Direction: Look at the data below and print exactly the lines from its first line through the line with "full_dist = 0.0673"; the pictures stay out of the copy.

Dataset excerpt:
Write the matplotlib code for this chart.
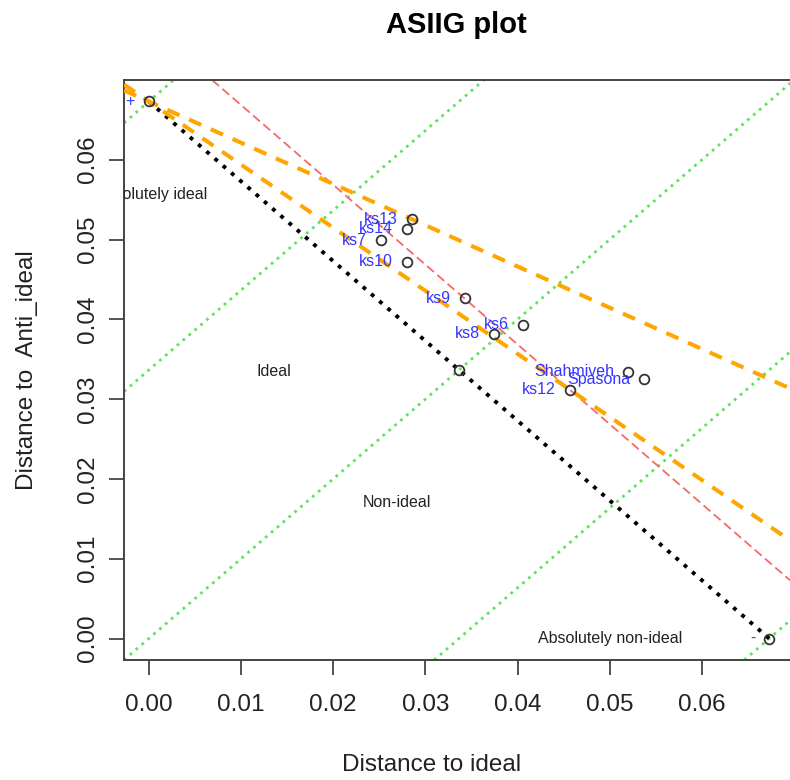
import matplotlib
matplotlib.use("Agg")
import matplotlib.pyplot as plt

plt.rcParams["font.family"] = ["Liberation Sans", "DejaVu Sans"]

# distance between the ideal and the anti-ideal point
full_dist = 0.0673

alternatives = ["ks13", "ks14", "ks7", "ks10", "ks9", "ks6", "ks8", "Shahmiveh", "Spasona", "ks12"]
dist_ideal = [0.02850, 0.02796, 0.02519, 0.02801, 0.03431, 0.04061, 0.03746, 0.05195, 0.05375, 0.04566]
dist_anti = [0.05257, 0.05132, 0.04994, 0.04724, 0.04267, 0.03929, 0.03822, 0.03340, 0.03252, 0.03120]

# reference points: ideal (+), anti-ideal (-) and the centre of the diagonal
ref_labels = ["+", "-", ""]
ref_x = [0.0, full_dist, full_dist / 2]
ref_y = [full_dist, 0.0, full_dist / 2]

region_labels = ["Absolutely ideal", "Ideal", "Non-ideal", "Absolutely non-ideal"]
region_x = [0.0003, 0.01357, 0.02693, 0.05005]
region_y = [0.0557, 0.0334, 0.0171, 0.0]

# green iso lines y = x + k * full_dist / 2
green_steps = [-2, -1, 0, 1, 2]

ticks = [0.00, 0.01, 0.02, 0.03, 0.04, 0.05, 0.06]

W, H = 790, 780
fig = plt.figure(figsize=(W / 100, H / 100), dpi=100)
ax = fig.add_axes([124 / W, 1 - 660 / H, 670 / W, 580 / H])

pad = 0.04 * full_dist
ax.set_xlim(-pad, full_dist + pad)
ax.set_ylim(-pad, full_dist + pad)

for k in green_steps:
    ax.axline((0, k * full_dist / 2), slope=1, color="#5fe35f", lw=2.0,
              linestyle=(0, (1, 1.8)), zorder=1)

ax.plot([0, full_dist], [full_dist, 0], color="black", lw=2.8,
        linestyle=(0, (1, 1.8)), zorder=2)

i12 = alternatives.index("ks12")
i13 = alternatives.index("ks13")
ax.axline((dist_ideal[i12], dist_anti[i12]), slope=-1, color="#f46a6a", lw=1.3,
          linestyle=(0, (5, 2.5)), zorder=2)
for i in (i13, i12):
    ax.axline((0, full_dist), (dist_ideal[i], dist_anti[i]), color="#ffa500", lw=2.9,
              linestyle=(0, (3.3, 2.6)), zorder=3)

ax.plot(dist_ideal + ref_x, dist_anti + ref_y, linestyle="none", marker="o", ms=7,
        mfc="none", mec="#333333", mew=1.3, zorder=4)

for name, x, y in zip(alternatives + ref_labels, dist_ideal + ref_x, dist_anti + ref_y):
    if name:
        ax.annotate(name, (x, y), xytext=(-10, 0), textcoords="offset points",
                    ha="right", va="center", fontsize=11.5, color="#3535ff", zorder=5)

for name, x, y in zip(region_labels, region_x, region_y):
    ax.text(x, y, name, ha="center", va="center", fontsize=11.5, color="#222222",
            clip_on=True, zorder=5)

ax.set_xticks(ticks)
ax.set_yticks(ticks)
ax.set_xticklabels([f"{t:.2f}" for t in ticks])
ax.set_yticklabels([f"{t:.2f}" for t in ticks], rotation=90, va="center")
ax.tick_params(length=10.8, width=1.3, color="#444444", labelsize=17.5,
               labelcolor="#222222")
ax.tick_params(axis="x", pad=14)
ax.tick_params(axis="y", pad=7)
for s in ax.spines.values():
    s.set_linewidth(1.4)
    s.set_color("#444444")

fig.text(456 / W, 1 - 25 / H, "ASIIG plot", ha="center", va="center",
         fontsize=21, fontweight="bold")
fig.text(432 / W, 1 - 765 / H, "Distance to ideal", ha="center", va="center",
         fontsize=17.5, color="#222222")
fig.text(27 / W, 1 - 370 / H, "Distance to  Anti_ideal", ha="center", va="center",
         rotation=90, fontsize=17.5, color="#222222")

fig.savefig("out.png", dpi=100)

Solution below:
Write the matplotlib code for this chart.
import matplotlib
matplotlib.use("Agg")
import matplotlib.pyplot as plt

plt.rcParams["font.family"] = ["Liberation Sans", "DejaVu Sans"]

# distance between the ideal and the anti-ideal point
full_dist = 0.0673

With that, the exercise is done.